2.59 Truth

Category: Logic and Mathematics

Keywords: tarski, liar, snow, truth, paradoxes, falsity, paradox, sentences, sentence, correspondence, semantical, false, schema, true, sen

Number of Articles: 454
Percentage of Total: 1.4%
Rank: 16th

Weighted Number of Articles: 536.8
Percentage of Total: 1.7%
Rank: 8th

Mean Publication Year: 1984.7
Weighted Mean Publication Year: 1978.9
Median Publication Year: 1989
Modal Publication Year: 2002

Topic with Most Overlap: Verification (0.036)
Topic this Overlaps Most With: Vagueness (0.062)
Topic with Least Overlap: Liberal Democracy (0.00024)
Topic this Overlaps Least With: Psychology (0.00083)

A scatterplot showing which proportion of articles each year are in the truthtopic. The x-axis shows the year, the y-axis measures the proportion of articles each year in this topic. There is one dot per year. The highest value is in 2002 when 3.8% of articles were in this topic. The lowest value is in 1891 when 0.0% of articles were in this topic. The full table that provides the data for this graph is available in Table A.59 in Appendix A.

Figure 2.138: Truth.

A set of twelve scatterplots showing the proportion of articles in each journal in each year that are in the Truthtopic. There is one scatterplot for each of the twelve journals that are the focus of this book. In each scatterplot, the x-axis is the year, and the y-axis is the proportion of articles in that year in that journal in this topic. Here are the average values for each of the twelve scatterplots - these tell you on average how much of the journal is dedicated to this topic. Mind - 2.1%. Proceedings of the Aristotelian Society - 1.1%. Ethics - 0.3%. Philosophical Review - 1.0%. Analysis - 4.1%. Philosophy and Public Affairs - 0.1%. Journal of Philosophy - 1.5%. Philosophy and Phenomenological Research - 1.2%. Philosophy of Science - 1.0%. Noûs - 2.3%. The Philosophical Quarterly - 1.7%. British Journal for the Philosophy of Science - 1.0%. The topic reaches its zenith in year 2002 when it makes up, on average across the journals, 3.5% of the articles. And it hits a minimum in year 1891 when it makes up, on average across the journals, 0.0% of the articles.

Figure 2.139: Truth articles in each journal.
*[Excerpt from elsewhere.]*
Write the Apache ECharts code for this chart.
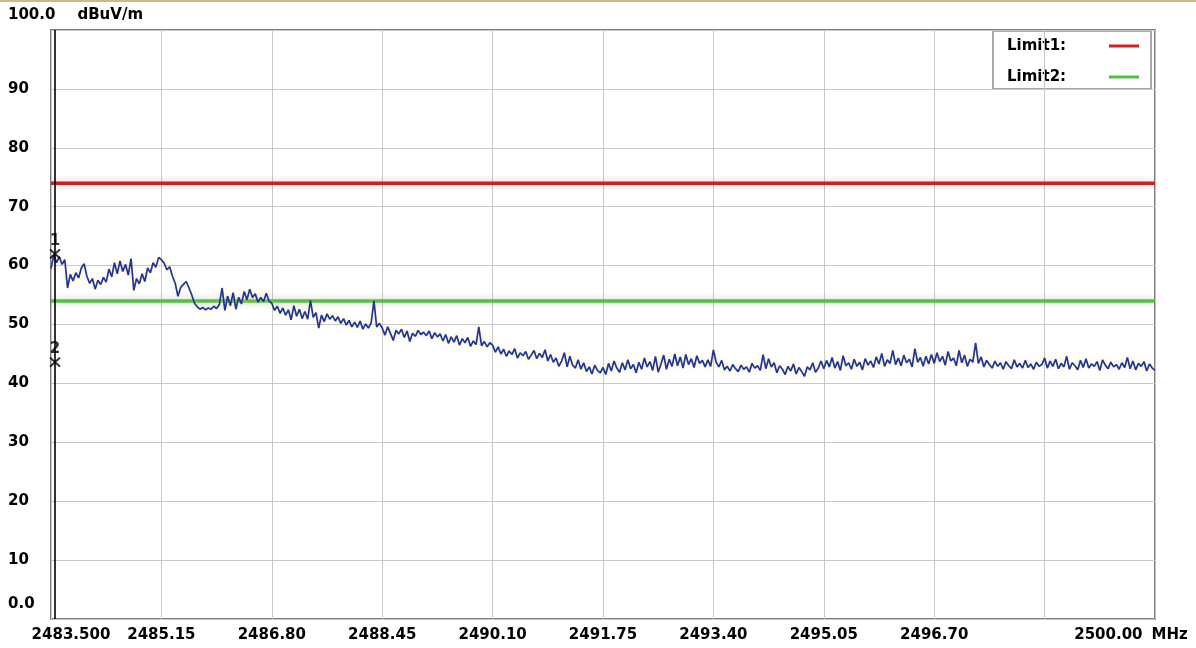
<!DOCTYPE html>
<html>
<head>
<meta charset="utf-8">
<script src="https://cdn.jsdelivr.net/npm/echarts@6/dist/echarts.min.js"></script>
<style>
  html, body { margin: 0; padding: 0; background: #ffffff; }
  #chart { width: 1196px; height: 648px; }
</style>
</head>
<body>
<div id="chart"></div>
<script>
// Sweep settings (MHz)
const freqStart = 2483.5;
const freqSpan = 16.5;
const freqGridStep = 1.65;
const sweepStep = 0.04125;

// Axis tick labels
const xTickLabels = ['2483.500', '2485.15', '2486.80', '2488.45', '2490.10', '2491.75',
                     '2493.40', '2495.05', '2496.70', '', '2500.00'];
const xUnit = 'MHz';
const yTickLabels = ['0.0', '10', '20', '30', '40', '50', '60', '70', '80', '90', '100.0'];
const yUnit = 'dBuV/m';

// Limit lines (dBuV/m)
const limitNames = ['Limit1:', 'Limit2:'];
const limitLevels = [74, 54];
const limitColors = ['#cf2121', '#52c13f'];

// Markers
const markerNames = ['1', '2'];
const markerFreqs = [2483.56, 2483.56];
const markerLevels = [62.0, 43.6];

// Measured trace, one array per 1.65 MHz span (dBuV/m)
const trace01 = [59.5,61.8,60.5,61.5,60.2,61.0,56.2,58.5,57.4,58.8, 57.9,59.6,60.3,58.2,57.0,57.8,56.0,57.5,56.8,58.0,
                 57.2,59.4,58.1,60.5,58.6,60.8,59.0,60.2,58.4,61.2, 55.8,57.8,56.9,58.6,57.3,59.6,58.8,60.5,59.7,61.4];
const trace02 = [61.0,60.4,59.3,59.8,58.2,57.0,54.8,56.3,56.8,57.3, 56.2,55.0,53.6,53.0,52.6,52.9,52.5,52.8,52.6,53.1,
                 52.7,53.4,56.2,52.4,54.8,53.2,55.4,52.6,54.6,53.5, 55.6,54.2,56.0,54.6,55.2,53.8,54.6,53.9,55.3,54.0];
const trace03 = [53.6,52.4,53.1,51.9,52.8,51.6,52.5,50.8,53.2,51.4, 52.6,51.0,52.2,50.9,54.1,51.2,52.0,49.4,51.6,50.5,
                 51.8,50.9,51.5,50.6,51.3,50.2,51.0,49.9,50.7,49.6, 50.4,49.5,50.6,49.2,50.1,49.4,50.3,54.0,49.6,50.2];
const trace04 = [49.4,48.2,49.6,48.5,47.3,49.0,48.4,49.2,47.8,48.9, 47.1,48.5,48.0,49.0,48.3,48.7,48.1,48.9,47.6,48.6,
                 47.9,48.4,47.2,48.3,46.8,47.9,47.0,48.1,46.5,47.6, 46.9,47.8,46.3,47.2,46.6,49.6,46.4,47.1,46.2,46.9];
const trace05 = [46.5,45.3,46.2,45.0,45.8,44.6,45.5,44.9,45.9,44.3, 45.2,44.7,45.4,44.1,44.8,45.6,44.2,45.1,44.4,45.7,
                 43.8,44.9,43.6,44.3,42.9,43.8,45.2,42.8,44.6,43.1, 42.6,44.0,42.4,43.5,42.0,42.8,41.6,43.1,42.2,41.8];
const trace06 = [42.7,41.5,43.4,42.1,43.8,42.6,41.9,43.5,42.3,44.0, 42.5,43.2,41.8,43.6,42.4,44.3,42.8,43.7,42.2,44.6,
                 41.9,43.3,44.8,42.4,44.1,42.9,45.0,43.0,44.5,42.6, 44.9,43.2,44.2,42.7,44.7,43.4,43.9,42.8,44.0,42.9];
const trace07 = [45.7,43.6,42.8,43.9,42.3,42.9,42.1,43.2,42.5,42.0, 43.1,42.4,42.8,41.9,43.4,42.6,43.0,42.2,44.9,42.5,
                 44.2,42.8,43.5,41.8,43.0,42.4,41.5,42.9,42.1,43.3, 41.6,42.7,42.0,41.2,42.8,42.3,43.5,41.9,42.6,43.8];
const trace08 = [42.5,43.9,42.8,44.4,42.6,43.7,42.2,44.7,43.0,43.5, 42.4,44.1,42.9,43.6,42.3,44.2,43.1,43.8,42.7,44.5,
                 43.3,45.1,42.9,44.0,43.4,45.6,43.2,44.3,43.0,44.8, 43.5,44.1,42.8,45.9,43.6,44.4,42.9,44.6,43.3,44.9];
const trace09 = [43.4,45.2,43.7,44.6,43.1,45.4,43.8,44.3,43.0,45.6, 43.5,44.8,42.9,44.1,43.6,46.9,43.4,44.5,42.8,43.9,
                 43.2,42.6,43.8,42.9,43.5,42.4,43.7,43.0,42.5,44.0, 42.8,43.4,42.6,43.9,42.7,43.3,42.4,43.6,42.9,43.2];
const trace10 = [44.3,42.6,43.8,42.9,44.1,42.5,43.4,42.8,44.6,42.4, 43.5,43.0,42.3,43.9,42.7,44.2,42.6,43.3,42.9,43.7,
                 42.2,44.0,43.1,42.5,43.6,42.8,43.2,42.4,43.5,42.7, 44.4,42.5,43.8,42.3,43.4,42.9,43.7,42.1,43.3,42.6, 42.2];

const traceValues = [].concat(trace01, trace02, trace03, trace04, trace05,
                              trace06, trace07, trace08, trace09, trace10);
// x is kept as an offset from the start frequency so grid ticks fall on the 1.65 MHz steps
const traceData = traceValues.map((v, i) => [i * sweepStep, v]);

const FONT = 'DejaVu Sans';
const labelStyle = { fontFamily: FONT, fontWeight: 'bold', fontSize: 15, color: '#000' };

const chart = echarts.init(document.getElementById('chart'), null, { renderer: 'canvas' });

const limitSeries = limitLevels.map((lvl, k) => ({
  type: 'line',
  name: limitNames[k],
  data: [[0, lvl], [freqSpan, lvl]],
  symbol: 'none',
  silent: true,
  z: 3,
  lineStyle: {
    color: limitColors[k], width: 3.5,
    shadowColor: 'rgba(0,0,0,0.22)', shadowBlur: 7
  }
}));

chart.setOption({
  animation: false,
  backgroundColor: '#ffffff',
  grid: {
    left: 51, right: 41, top: 30, bottom: 29,
    containLabel: false,
    outerBoundsMode: 'none',
    show: true, borderColor: '#7d7d7d', borderWidth: 2, backgroundColor: '#ffffff'
  },
  xAxis: {
    type: 'value',
    min: 0, max: freqSpan, interval: freqGridStep,
    axisLine: { show: false },
    axisTick: { show: false },
    splitLine: { show: true, lineStyle: { color: '#c9c9c9', width: 1 } },
    axisLabel: {
      margin: 9,
      ...labelStyle,
      showMinLabel: true, showMaxLabel: true,
      formatter: (v) => {
        const idx = Math.round(v / freqGridStep);
        const txt = xTickLabels[idx];
        if (idx === 0) return '{first|' + txt + '}';
        if (idx === xTickLabels.length - 1) return '{last|' + txt + '}{unit|' + xUnit + '}';
        return txt;
      },
      rich: {
        first: { ...labelStyle, padding: [0, 0, 0, 40] },
        last: { ...labelStyle, padding: [0, 0, 0, 0] },
        unit: { ...labelStyle, padding: [0, 48, 0, 9] }
      }
    }
  },
  yAxis: {
    type: 'value',
    min: 0, max: 100, interval: 10,
    axisLine: { show: false },
    axisTick: { show: false },
    splitLine: { show: true, lineStyle: { color: '#c9c9c9', width: 1 } },
    axisLabel: {
      align: 'left',
      margin: 43,
      ...labelStyle,
      showMinLabel: true, showMaxLabel: true,
      formatter: (v) => {
        const idx = Math.round(v / 10);
        const txt = yTickLabels[idx];
        if (idx === 0) return '{low|' + txt + '}';
        if (idx === yTickLabels.length - 1) return '{low|' + txt + '}{unitTop|' + yUnit + '}';
        return txt;
      },
      rich: {
        low: { ...labelStyle, padding: [0, 0, 30, 0] },
        unitTop: { ...labelStyle, padding: [0, 0, 30, 22] }
      }
    }
  },
  series: [
    ...limitSeries,
    {
      type: 'line',
      name: 'trace',
      data: traceData,
      symbol: 'none',
      silent: true,
      z: 4,
      lineStyle: {
        color: '#1f3598', width: 1.7,
        shadowColor: 'rgba(236,222,120,0.55)', shadowBlur: 6
      }
    },
    {
      type: 'scatter',
      name: 'markers',
      data: markerFreqs.map((f, k) => [f - freqStart, markerLevels[k]]),
      symbol: 'path://M0 0L10 10M10 0L0 10',
      symbolSize: [10, 9],
      silent: true,
      z: 6,
      itemStyle: { color: 'transparent', borderColor: '#000', borderWidth: 2 },
      label: {
        show: true, position: 'top', distance: 0,
        fontFamily: FONT, fontWeight: 'bold', fontSize: 15, color: '#000',
        formatter: (p) => markerNames[p.dataIndex]
      },
      markLine: {
        silent: true, symbol: 'none',
        label: { show: false },
        lineStyle: { color: '#000', width: 1.6, type: 'solid' },
        data: [{ xAxis: markerFreqs[0] - freqStart }]
      }
    }
  ],
  graphic: [
    // thin rule along the top of the page
    { type: 'rect', left: 0, top: 0, shape: { width: 1196, height: 2 }, style: { fill: '#cdb98a' }, silent: true },
    // limit key box
    {
      type: 'group', left: 992, top: 30, silent: true, z: 100,
      children: [
        { type: 'rect', shape: { x: 0, y: 0, width: 158, height: 58 },
          style: { fill: '#ffffff', stroke: '#a9a9a9', lineWidth: 2 } },
        { type: 'text', x: 14, y: 15, style: { text: limitNames[0], font: 'bold 15px "DejaVu Sans"', fill: '#000', verticalAlign: 'middle' } },
        { type: 'text', x: 14, y: 46, style: { text: limitNames[1], font: 'bold 15px "DejaVu Sans"', fill: '#000', verticalAlign: 'middle' } },
        { type: 'line', shape: { x1: 116, y1: 15, x2: 146, y2: 15 }, style: { stroke: limitColors[0], lineWidth: 3 } },
        { type: 'line', shape: { x1: 116, y1: 46, x2: 146, y2: 46 }, style: { stroke: limitColors[1], lineWidth: 3 } }
      ]
    }
  ]
});
</script>
</body>
</html>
Table 2.167: Characteristic articles of the truth topic.
Table 2.168: Highly cited articles in the truth topic.

Comments

The graphs by journal do not make this look like a particularly big topic, but the numbers at the top show, it’s the eighth biggest by weighted count. And that’s not surprising—I would have guessed that theories of truth would be a big deal. And so they are, except they aren’t a particularly big part of any journal in any year except for Mind in the early 2000s.

The spike in the late 1900s and early 1910s is due to an interest in theories of truth in pragmatist and voluntarist philosophical theories. Some of these papers involved early contributions from Susan Stebbing, who would go on to contribute many papers to the British journals we’re looking at.

Table 2.169: Articles with author L. Susan Stebbing.

The only one of these 27 articles that is actually in this topic is the earliest of them, a two page note critical of Schiller’s defences of pragmatism. But an interest in how different theories think about truth runs through a lot of her work. And the model picks this up; a lot of these articles are as much about truth as anything else. For instance, her Aristotelian Society article on Bergson (which was extracted from her MA thesis!) cuts across a number of the topics in this model.

Table 2.170: Table 2.171: L. S. Stebbing, “The Notion Of Truth In Bergson’s Theory Of Knowledge.”
Subject Probability
Life and value 0.2510
Idealism 0.2147
Truth 0.0808
Kant 0.0624
Knowledge 0.0550
Dewey and pragmatism 0.0505
Other history 0.0397
Methodology of science 0.0393
Early modern 0.0280
Ordinary language 0.0261
Classical space and time 0.0259
Promises and imperatives 0.0251

Unlike almost every other topic with a notable presence in prewar philosophy, truth was undergoing a resurgence towards the end of the period I’m looking at. It’s moved from being a metaphysical (or perhaps epistemological) concern to a more distinctively logical one. That is, most of those articles on the right of the graph are about paradoxes, and about how and whether classical logic should be revised to handle them. That’s a somewhat different subject matter to what, say, Stebbing and Schiller were debating, but I think the model got it right in linking them together.

And between them there are a lot of articles on Tarskian and Davidsonian theories of truth. A perhaps surprising result of this is that snow is a keyword for the topic. I’m a little surprised that white doesn’t come with it.